Calling all copy editors to ‘just change "social graph" to "social network"’ because ‘Social Network” was a much clearer description and less geeky and annoying to everyone, Dave says,
...before we talked about social graphs we called them social networks, and you know what -- they're exactly the same thing, and social network is a much less confusing term, so why don't we just stick with it? (Answer: we should, imho.) So if you don't want to sound like an idiot, call a social graph a social network and stand up for your right to understand technology, and make the techies actually do some useful stuff instead of making simple stuff sound complicated.

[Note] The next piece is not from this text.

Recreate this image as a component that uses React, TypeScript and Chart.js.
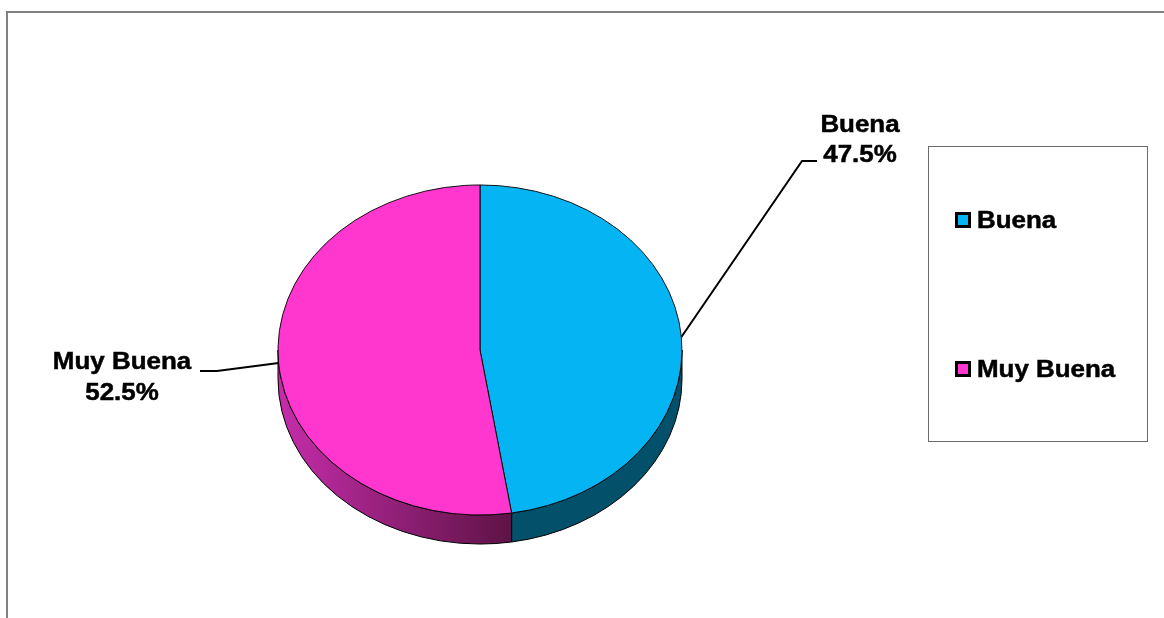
import React, { useEffect, useRef } from "react";
import { Chart, registerables } from "chart.js";

Chart.register(...registerables);

// ---- data ----
const categories = ["Buena", "Muy Buena"];
const values = [47.5, 52.5];
const topColors = ["#05B5F3", "#FF37CF"];
const sideColorsLight = ["#02506A", "#C52DAA"];
const sideColorsDark = ["#01425A", "#5F1346"];

// ---- layout / style ----
const TILT = 0.817;
const DEPTH = 29;
const FONT = 'bold 24px "Liberation Sans", Arial, sans-serif';
const XSTRETCH = 1.08;
const labelLayout = [
  { cx: 860, base: 132, lineGap: 30, knee: [802, 161], end: [817, 161] },
  { cx: 122, base: 369, lineGap: 31, knee: [217, 371], end: [200, 371] },
];
const legendBox = { x: 928, y: 146, w: 219, h: 295 };
const legendItems = [
  { x: 955, y: 212 },
  { x: 955, y: 361 },
];

function stretchedText(ctx: CanvasRenderingContext2D, text: string, x: number, y: number, align: CanvasTextAlign) {
  ctx.save();
  ctx.translate(x, y);
  ctx.scale(XSTRETCH, 1);
  ctx.textAlign = align;
  ctx.textBaseline = "alphabetic";
  ctx.fillText(text, 0, 0);
  ctx.strokeStyle = "#000";
  ctx.lineWidth = 0.5;
  ctx.strokeText(text, 0, 0);
  ctx.restore();
}

const pie3d = {
  id: "pie3d",
  _saved: false,
  beforeDatasetsDraw(chart: any) {
    const ctx: CanvasRenderingContext2D = chart.ctx;
    const arcs = chart.getDatasetMeta(0).data as any[];
    (pie3d as any)._saved = false;
    if (!arcs.length) return;
    const cx = arcs[0].x, cy = arcs[0].y, rx = arcs[0].outerRadius, ry = rx * TILT;
    ctx.save();
    arcs.forEach((arc: any, i: number) => {
      const s = arc.startAngle, e = arc.endAngle;
      for (const shift of [-2 * Math.PI, 0, 2 * Math.PI]) {
        const a = Math.max(s + shift, 0);
        const b = Math.min(e + shift, Math.PI);
        if (b > a) {
          ctx.beginPath();
          ctx.ellipse(cx, cy, rx, ry, 0, a, b, false);
          ctx.ellipse(cx, cy + DEPTH, rx, ry, 0, b, a, true);
          ctx.closePath();
          if (i === 1) {
            const g = ctx.createLinearGradient(cx - rx, 0, cx + rx * 0.15, 0);
            g.addColorStop(0, sideColorsLight[i]);
            g.addColorStop(1, sideColorsDark[i]);
            ctx.fillStyle = g;
          } else {
            ctx.fillStyle = sideColorsLight[i];
          }
          ctx.fill();
          ctx.strokeStyle = "#000";
          ctx.lineWidth = 1;
          ctx.stroke();
        }
      }
    });
    ctx.restore();
    ctx.save();
    ctx.translate(cx, cy);
    ctx.scale(1, TILT);
    ctx.translate(-cx, -cy);
    (pie3d as any)._saved = true;
  },
  afterDatasetsDraw(chart: any) {
    if ((pie3d as any)._saved) chart.ctx.restore();
    (pie3d as any)._saved = false;
  },
  afterDraw(chart: any) {
    const ctx: CanvasRenderingContext2D = chart.ctx;
    ctx.save();
    // outer frame
    ctx.fillStyle = "#808080";
    ctx.fillRect(6, 11, chart.width - 6, 2);
    ctx.fillRect(6, 11, 2, chart.height - 11);

    const arcs = chart.getDatasetMeta(0).data as any[];
    const ds = chart.data.datasets[0];
    const labels = chart.data.labels as string[];
    if (arcs.length) {
      const cx = arcs[0].x, cy = arcs[0].y, rx = arcs[0].outerRadius, ry = rx * TILT;
      arcs.forEach((arc: any, i: number) => {
        const mid = (arc.startAngle + arc.endAngle) / 2;
        const px = cx + rx * Math.cos(mid);
        const py = cy + ry * Math.sin(mid);
        const L = labelLayout[i];
        ctx.beginPath();
        ctx.moveTo(px, py);
        ctx.lineTo(L.knee[0], L.knee[1]);
        ctx.lineTo(L.end[0], L.end[1]);
        ctx.strokeStyle = "#000";
        ctx.lineWidth = 2;
        ctx.stroke();
        ctx.fillStyle = "#000";
        ctx.font = FONT;
        stretchedText(ctx, labels[i], L.cx, L.base, "center");
        stretchedText(ctx, `${(ds.data[i] as number).toFixed(1)}%`, L.cx, L.base + L.lineGap, "center");
      });
    }

    // legend
    ctx.strokeStyle = "#6b6b6b";
    ctx.lineWidth = 1;
    ctx.strokeRect(legendBox.x + 0.5, legendBox.y + 0.5, legendBox.w, legendBox.h);
    labels.forEach((lab, i) => {
      const it = legendItems[i];
      ctx.fillStyle = "#000";
      ctx.fillRect(it.x, it.y, 16, 16);
      ctx.fillStyle = (ds.backgroundColor as string[])[i];
      ctx.fillRect(it.x + 3, it.y + 3, 10, 10);
      ctx.fillStyle = "#000";
      ctx.font = FONT;
      stretchedText(ctx, lab, it.x + 22, it.y + 16, "left");
    });
    ctx.restore();
  },
};

export default function App() {
  const ref = useRef<HTMLCanvasElement | null>(null);
  useEffect(() => {
    if (!ref.current) return;
    const chart = new Chart(ref.current, {
      type: "pie",
      data: {
        labels: categories,
        datasets: [
          {
            data: values,
            backgroundColor: topColors,
            borderColor: "#000",
            borderWidth: 1,
            hoverOffset: 0,
          },
        ],
      },
      options: {
        animation: false,
        responsive: true,
        maintainAspectRatio: false,
        devicePixelRatio: 1,
        layout: { padding: { left: 277.5, right: 481.5, top: 147.5, bottom: 65.5 } },
        plugins: { legend: { display: false }, tooltip: { enabled: false } },
        events: [],
      },
      plugins: [pie3d as any],
    });
    return () => chart.destroy();
  }, []);
  return (
    <div style={{ position: "fixed", left: 0, top: 0, width: 1164, height: 618, background: "#fff" }}>
      <canvas ref={ref} />
    </div>
  );
}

Josh Catone, who writes on the popular Readwriteweb blog also thinks “social graph” is a tired idea and “social network” was always better.
I think you should read the above bloggers in detail and the comment sections provide entertaining nuggets of opinion on the matter. For example, here.
Like most startups with billions twinkling in their youthful eyes, the Facebook management team is also inspired by Google and they thought the “social graph” was a worthy option to “pagerank”.
However, Pagerank has become the unofficial arbiter of the value of the currency of links on the web, and links are the original networks on the web.
You cannot say the same about ‘social graph”, the utility of which was never realized despite all that marketese and some die-hard silicon valley “Rising Star” Riders/bloggers – people who hoped to benefit from Facebook’s rise.
Coming November 5 2007, Google will hopefully launch the first version of its response to the challenge provided by social networks, and I think the network value in Gmail, Gtalk, Google Reader, Google Personal Start Page followed by a whole range of Google offerings, will be realized in a steady fashion, all these tools being productive tools, with huge potential of actionable intelligence on hand.
Then, we will see how the redundant, so-far unproductive “social graph” faces up to the barrage of “social networks” of so many useful applications.